DATASET EXTRACT:
● ● ●
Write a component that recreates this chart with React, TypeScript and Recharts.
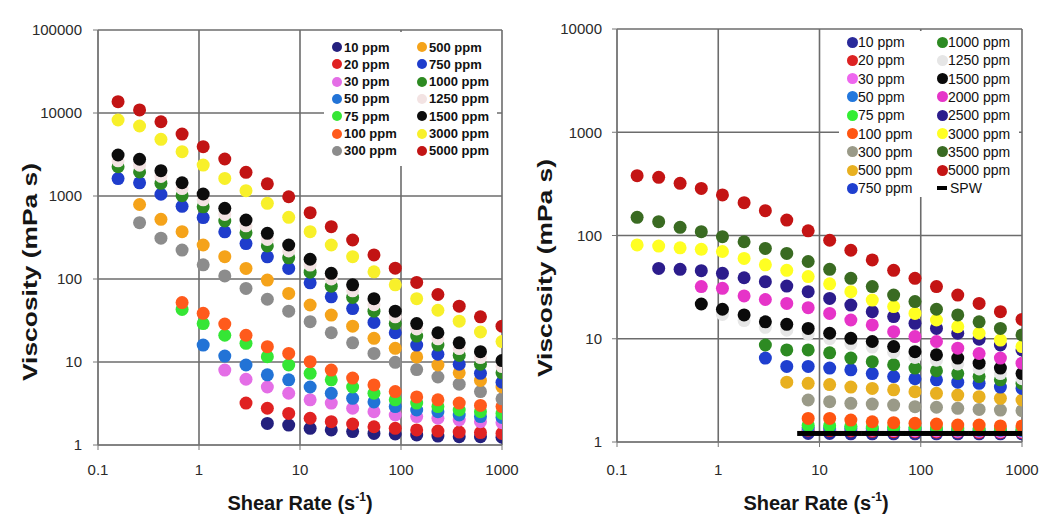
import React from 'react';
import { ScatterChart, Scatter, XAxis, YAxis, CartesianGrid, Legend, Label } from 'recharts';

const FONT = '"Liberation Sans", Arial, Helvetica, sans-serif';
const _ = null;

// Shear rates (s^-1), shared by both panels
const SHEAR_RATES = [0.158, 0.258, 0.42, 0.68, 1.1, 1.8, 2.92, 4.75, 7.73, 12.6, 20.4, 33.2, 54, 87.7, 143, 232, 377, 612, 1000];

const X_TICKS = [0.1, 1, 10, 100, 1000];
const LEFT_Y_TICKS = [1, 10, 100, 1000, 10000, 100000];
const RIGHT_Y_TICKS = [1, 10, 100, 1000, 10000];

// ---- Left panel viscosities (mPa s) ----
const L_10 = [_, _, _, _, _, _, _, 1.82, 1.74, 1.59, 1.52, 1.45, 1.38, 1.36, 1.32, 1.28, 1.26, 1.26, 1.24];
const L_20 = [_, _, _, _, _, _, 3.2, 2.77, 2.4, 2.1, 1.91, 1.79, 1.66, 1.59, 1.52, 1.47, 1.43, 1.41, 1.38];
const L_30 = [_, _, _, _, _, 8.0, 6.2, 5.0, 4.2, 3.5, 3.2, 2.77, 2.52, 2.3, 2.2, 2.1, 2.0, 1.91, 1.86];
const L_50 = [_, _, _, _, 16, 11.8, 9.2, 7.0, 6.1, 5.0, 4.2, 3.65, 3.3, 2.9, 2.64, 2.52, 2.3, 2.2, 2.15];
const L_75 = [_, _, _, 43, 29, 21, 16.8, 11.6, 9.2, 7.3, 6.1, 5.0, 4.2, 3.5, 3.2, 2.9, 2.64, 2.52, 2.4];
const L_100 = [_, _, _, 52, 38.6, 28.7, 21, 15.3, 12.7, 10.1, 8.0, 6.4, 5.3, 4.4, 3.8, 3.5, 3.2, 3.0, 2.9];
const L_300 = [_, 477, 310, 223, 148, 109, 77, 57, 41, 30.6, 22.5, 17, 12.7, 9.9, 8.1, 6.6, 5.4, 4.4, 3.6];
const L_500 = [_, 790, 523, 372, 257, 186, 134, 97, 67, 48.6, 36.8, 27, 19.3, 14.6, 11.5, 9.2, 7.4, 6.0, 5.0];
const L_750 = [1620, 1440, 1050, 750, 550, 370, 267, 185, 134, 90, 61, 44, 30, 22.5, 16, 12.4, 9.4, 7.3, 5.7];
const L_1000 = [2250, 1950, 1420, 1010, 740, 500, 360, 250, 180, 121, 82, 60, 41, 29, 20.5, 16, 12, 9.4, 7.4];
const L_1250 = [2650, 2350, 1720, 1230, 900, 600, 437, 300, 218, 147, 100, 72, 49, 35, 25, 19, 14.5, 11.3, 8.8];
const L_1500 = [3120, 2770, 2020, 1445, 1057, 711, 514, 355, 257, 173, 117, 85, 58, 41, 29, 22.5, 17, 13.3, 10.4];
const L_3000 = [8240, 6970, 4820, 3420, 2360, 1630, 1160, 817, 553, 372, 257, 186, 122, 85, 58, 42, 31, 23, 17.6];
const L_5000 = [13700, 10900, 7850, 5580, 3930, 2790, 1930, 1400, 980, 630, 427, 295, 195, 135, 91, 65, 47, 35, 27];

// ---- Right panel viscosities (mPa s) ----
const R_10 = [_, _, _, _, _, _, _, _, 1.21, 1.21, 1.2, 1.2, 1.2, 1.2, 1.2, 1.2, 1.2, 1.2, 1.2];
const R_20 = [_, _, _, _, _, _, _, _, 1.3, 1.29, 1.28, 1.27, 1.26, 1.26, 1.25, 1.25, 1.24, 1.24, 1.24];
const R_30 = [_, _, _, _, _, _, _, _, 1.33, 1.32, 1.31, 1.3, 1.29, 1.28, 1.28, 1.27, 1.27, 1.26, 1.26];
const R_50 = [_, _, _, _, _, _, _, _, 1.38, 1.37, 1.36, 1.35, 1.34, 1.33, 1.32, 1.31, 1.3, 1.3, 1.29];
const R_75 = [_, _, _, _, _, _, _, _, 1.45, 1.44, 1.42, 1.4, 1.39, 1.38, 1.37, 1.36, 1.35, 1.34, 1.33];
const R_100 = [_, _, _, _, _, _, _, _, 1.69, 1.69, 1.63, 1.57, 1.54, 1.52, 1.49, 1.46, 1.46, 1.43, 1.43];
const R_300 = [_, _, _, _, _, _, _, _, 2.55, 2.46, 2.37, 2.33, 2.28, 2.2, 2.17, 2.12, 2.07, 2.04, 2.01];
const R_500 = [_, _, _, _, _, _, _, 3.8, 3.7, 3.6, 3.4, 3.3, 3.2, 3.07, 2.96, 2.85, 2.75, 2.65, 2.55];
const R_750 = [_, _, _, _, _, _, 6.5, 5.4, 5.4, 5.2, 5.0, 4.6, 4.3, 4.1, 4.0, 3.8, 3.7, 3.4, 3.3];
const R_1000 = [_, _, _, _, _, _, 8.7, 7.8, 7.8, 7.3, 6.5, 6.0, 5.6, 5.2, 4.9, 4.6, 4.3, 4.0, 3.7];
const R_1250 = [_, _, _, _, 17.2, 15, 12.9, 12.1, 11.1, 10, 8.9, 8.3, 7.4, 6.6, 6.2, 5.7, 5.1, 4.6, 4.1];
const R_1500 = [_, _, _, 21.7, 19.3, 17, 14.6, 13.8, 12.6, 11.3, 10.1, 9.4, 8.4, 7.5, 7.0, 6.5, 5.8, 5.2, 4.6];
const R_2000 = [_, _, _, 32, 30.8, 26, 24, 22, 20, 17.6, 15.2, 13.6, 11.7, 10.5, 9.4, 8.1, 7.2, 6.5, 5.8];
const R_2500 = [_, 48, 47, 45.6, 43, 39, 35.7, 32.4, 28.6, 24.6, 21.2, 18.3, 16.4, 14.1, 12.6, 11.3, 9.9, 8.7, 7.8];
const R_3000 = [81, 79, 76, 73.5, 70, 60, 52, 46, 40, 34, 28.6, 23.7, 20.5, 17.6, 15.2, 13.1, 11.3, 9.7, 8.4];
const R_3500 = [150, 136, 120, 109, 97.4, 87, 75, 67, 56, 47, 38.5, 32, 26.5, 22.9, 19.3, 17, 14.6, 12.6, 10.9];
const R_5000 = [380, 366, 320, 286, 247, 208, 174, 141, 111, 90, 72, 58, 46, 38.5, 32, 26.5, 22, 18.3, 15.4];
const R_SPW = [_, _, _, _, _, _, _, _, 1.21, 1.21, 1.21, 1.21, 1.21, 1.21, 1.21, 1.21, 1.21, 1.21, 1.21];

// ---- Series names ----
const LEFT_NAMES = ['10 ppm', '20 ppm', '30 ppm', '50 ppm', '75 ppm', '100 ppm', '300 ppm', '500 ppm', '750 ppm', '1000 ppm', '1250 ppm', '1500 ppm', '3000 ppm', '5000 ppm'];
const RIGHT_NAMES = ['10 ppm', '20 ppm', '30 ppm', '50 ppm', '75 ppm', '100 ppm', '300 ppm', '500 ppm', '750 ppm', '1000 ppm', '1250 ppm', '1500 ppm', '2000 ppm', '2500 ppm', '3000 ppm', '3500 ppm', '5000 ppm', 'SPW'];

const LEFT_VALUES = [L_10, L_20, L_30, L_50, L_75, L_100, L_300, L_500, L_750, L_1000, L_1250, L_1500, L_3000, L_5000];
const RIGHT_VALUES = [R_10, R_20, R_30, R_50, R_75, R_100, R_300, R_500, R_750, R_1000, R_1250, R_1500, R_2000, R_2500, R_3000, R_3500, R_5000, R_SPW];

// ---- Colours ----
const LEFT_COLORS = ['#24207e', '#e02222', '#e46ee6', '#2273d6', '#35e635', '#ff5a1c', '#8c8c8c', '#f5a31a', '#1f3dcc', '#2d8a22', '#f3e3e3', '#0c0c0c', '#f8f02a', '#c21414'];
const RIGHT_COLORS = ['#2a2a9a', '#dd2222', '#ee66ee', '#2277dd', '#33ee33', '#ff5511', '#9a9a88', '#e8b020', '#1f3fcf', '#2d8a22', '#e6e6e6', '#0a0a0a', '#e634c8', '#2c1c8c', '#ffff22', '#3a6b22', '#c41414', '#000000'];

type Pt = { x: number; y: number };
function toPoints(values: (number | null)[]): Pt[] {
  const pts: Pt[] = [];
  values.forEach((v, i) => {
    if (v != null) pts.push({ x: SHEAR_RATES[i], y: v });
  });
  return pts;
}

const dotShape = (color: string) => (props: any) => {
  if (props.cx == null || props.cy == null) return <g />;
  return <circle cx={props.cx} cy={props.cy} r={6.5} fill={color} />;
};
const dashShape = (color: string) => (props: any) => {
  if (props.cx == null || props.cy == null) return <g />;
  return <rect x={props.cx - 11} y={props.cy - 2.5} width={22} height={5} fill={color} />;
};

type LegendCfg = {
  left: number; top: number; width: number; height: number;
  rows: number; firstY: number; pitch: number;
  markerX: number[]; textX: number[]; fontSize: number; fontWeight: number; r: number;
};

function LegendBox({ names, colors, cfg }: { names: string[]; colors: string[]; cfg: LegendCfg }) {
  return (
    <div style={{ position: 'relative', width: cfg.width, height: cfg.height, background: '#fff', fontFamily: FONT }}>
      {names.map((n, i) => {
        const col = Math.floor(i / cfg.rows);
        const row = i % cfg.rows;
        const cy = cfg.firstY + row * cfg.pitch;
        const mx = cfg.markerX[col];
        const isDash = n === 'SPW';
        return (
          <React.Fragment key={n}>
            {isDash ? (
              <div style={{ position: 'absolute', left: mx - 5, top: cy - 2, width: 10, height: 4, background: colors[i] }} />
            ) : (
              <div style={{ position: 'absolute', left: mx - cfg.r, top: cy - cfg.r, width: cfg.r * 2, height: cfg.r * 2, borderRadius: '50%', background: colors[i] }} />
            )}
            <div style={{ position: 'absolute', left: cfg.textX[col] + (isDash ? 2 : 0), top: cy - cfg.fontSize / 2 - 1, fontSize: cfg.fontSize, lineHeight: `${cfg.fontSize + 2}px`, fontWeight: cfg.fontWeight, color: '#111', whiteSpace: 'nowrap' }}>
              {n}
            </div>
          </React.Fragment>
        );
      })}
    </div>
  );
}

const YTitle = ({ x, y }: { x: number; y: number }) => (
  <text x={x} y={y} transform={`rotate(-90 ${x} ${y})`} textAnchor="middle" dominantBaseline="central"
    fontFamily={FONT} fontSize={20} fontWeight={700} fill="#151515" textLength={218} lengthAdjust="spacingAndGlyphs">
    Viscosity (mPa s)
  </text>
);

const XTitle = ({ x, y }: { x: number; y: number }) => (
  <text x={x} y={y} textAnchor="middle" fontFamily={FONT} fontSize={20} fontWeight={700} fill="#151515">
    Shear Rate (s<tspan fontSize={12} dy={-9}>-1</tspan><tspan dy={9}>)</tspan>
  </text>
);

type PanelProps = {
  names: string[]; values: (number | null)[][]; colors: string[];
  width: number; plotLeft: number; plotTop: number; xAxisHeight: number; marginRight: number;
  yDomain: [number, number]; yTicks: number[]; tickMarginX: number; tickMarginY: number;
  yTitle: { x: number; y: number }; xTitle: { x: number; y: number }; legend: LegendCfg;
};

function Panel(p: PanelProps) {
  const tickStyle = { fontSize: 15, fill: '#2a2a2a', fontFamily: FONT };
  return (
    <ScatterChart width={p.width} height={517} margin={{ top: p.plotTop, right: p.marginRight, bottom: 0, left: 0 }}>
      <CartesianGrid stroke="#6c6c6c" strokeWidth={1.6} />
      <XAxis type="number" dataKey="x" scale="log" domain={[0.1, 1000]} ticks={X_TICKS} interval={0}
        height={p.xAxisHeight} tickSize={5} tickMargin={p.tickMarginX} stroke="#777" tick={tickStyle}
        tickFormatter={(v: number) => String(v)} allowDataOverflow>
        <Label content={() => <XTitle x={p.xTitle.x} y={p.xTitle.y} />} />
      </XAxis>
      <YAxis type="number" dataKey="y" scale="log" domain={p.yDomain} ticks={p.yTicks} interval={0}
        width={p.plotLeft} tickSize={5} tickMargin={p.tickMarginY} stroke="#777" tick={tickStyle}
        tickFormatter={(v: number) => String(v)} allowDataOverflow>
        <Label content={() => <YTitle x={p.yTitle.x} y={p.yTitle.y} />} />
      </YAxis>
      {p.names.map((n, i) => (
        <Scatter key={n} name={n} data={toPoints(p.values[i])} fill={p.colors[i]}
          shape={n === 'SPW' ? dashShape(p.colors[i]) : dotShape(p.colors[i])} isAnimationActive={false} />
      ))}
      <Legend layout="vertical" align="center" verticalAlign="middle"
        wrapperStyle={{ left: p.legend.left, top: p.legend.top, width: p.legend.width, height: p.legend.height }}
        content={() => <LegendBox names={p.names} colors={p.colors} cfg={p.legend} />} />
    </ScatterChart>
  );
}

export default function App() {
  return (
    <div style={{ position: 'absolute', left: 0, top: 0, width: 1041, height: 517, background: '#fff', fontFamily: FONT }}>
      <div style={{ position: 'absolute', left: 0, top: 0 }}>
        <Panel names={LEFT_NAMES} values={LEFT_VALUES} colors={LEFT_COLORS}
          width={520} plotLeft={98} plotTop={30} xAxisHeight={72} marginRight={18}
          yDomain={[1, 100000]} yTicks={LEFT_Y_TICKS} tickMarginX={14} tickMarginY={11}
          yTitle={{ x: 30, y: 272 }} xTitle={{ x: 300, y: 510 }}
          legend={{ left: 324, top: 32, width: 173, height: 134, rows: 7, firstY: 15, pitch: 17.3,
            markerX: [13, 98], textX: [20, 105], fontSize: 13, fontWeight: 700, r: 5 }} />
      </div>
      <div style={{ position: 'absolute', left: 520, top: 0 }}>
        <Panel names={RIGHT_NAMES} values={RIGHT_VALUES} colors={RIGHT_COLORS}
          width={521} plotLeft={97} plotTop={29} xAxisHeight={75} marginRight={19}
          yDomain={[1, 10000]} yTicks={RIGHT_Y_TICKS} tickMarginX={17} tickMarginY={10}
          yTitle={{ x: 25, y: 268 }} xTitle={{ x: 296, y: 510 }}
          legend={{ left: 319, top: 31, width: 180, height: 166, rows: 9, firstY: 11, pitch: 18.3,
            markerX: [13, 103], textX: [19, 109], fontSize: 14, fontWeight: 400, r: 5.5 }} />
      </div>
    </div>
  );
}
● ● ●
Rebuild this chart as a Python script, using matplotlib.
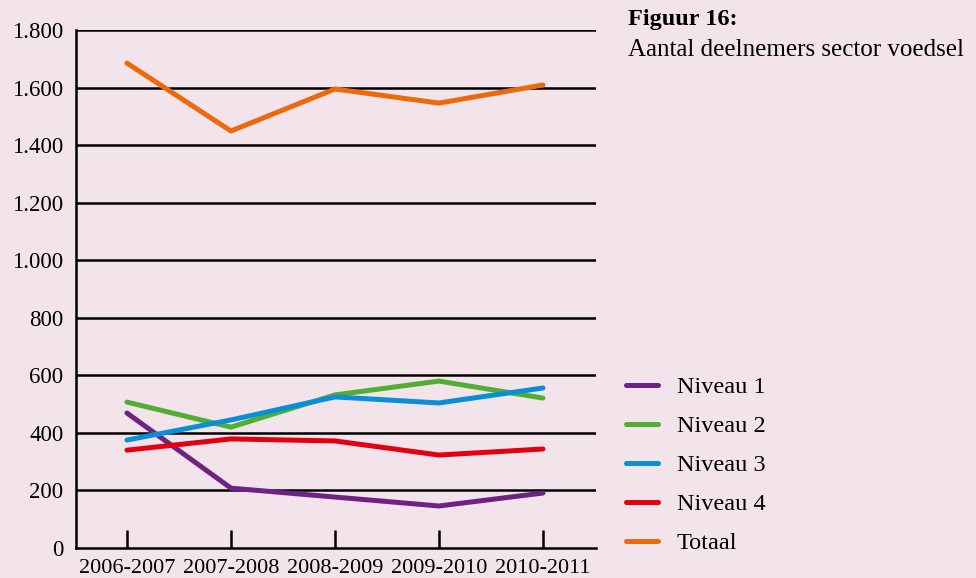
● ● ●
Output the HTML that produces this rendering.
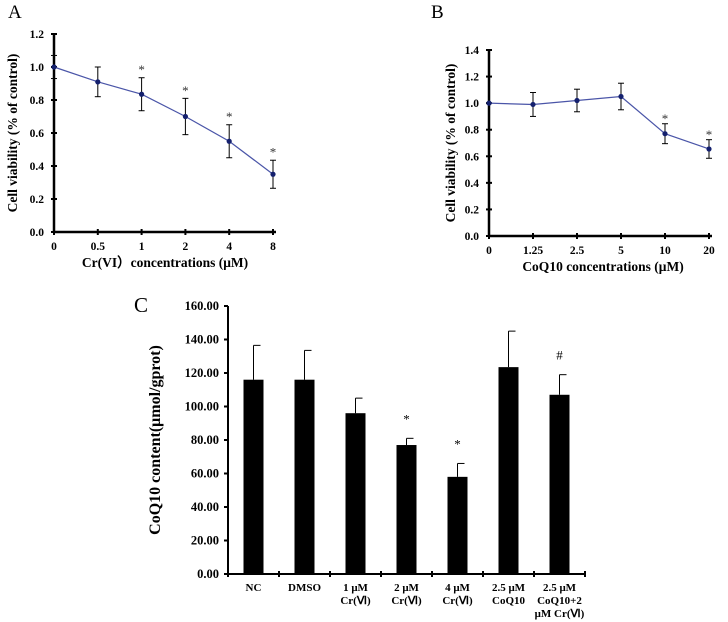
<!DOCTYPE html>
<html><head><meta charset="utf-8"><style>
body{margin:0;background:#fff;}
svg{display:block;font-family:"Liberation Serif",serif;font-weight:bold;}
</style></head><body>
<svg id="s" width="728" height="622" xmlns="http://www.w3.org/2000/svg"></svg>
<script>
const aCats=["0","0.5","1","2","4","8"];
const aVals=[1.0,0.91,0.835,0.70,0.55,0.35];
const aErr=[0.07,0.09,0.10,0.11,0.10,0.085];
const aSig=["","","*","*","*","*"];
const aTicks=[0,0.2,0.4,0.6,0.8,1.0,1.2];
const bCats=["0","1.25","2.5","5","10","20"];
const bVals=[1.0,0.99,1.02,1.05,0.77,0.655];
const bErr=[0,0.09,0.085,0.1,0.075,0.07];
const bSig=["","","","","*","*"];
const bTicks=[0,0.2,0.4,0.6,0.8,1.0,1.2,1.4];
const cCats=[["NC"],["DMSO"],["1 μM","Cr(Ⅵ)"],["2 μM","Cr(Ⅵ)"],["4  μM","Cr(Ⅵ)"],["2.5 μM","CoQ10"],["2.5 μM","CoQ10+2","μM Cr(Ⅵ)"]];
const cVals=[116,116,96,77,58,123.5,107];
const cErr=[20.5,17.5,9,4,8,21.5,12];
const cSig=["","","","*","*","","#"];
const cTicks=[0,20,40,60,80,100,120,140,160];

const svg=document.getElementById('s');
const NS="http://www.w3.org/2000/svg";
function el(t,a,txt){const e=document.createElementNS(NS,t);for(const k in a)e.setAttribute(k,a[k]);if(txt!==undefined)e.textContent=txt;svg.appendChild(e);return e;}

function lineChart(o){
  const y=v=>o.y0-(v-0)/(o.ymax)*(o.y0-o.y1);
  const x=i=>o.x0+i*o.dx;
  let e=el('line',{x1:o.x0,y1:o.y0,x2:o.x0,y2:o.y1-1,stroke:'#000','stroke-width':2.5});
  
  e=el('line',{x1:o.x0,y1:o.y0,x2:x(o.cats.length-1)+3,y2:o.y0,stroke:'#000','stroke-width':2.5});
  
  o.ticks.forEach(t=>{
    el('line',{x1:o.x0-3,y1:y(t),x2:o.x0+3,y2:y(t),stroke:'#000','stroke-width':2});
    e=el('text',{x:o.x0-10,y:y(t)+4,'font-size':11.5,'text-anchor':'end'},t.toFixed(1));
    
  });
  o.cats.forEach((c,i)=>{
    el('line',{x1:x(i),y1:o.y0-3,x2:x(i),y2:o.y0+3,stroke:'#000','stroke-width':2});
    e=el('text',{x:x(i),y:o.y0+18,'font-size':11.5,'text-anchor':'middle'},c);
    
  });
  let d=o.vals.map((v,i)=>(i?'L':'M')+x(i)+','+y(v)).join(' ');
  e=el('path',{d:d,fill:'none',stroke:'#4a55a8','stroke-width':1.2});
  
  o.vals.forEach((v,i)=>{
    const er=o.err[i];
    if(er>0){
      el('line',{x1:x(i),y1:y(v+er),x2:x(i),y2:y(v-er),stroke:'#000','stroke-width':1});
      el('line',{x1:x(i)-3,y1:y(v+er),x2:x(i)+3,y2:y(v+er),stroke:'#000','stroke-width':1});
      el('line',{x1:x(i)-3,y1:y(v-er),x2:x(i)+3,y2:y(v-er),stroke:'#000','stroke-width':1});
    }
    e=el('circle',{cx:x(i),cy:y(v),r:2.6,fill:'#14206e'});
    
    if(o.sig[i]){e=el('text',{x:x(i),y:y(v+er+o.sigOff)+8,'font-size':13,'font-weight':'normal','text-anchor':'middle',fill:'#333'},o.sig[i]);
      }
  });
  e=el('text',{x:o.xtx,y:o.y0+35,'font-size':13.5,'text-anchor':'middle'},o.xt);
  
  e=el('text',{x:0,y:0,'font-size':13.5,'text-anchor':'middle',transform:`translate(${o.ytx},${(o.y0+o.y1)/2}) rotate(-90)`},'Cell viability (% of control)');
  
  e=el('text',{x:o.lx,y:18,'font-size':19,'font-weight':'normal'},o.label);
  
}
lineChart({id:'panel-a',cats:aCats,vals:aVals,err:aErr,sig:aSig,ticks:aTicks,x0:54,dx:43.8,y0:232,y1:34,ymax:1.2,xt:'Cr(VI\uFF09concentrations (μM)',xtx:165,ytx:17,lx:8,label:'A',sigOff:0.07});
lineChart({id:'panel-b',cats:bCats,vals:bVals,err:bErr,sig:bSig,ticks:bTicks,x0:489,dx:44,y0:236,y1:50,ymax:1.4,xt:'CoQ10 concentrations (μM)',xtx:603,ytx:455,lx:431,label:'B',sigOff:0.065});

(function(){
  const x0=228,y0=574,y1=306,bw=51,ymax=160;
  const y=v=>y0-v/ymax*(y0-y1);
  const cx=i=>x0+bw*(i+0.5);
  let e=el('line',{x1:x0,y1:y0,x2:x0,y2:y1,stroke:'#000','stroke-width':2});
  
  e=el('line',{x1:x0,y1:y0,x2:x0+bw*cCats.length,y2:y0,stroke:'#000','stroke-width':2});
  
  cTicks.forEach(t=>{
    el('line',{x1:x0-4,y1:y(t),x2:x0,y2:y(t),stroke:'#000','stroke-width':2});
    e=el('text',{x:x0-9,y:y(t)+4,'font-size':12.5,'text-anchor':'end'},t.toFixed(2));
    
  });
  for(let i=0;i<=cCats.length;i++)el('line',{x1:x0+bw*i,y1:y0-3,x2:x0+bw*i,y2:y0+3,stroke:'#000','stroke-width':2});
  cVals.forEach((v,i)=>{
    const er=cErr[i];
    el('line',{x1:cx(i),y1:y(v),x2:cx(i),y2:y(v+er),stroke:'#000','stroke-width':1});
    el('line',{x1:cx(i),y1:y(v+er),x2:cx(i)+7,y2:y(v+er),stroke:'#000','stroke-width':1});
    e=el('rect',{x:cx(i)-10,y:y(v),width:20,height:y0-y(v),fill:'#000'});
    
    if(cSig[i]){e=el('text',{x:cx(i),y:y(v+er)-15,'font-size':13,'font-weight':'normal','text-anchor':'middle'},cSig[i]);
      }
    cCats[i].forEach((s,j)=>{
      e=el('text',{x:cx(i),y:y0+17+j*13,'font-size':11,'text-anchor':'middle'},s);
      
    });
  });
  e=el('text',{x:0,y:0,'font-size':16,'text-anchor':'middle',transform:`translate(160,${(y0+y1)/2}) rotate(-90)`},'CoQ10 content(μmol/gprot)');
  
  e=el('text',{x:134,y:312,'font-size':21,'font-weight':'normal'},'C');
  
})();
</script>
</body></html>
● ● ●
REQUIREMENTS:
From the records above, give again only the part that opens with the line containing "Write a component" and closes with the line containing "const RIGHT_Y_TICKS = [1, 10, 100, 1000, 10000];". Keep both ends but drop the pictures.

FINISHED ANSWER:
Write a component that recreates this chart with React, TypeScript and Recharts.
import React from 'react';
import { ScatterChart, Scatter, XAxis, YAxis, CartesianGrid, Legend, Label } from 'recharts';

const FONT = '"Liberation Sans", Arial, Helvetica, sans-serif';
const _ = null;

// Shear rates (s^-1), shared by both panels
const SHEAR_RATES = [0.158, 0.258, 0.42, 0.68, 1.1, 1.8, 2.92, 4.75, 7.73, 12.6, 20.4, 33.2, 54, 87.7, 143, 232, 377, 612, 1000];

const X_TICKS = [0.1, 1, 10, 100, 1000];
const LEFT_Y_TICKS = [1, 10, 100, 1000, 10000, 100000];
const RIGHT_Y_TICKS = [1, 10, 100, 1000, 10000];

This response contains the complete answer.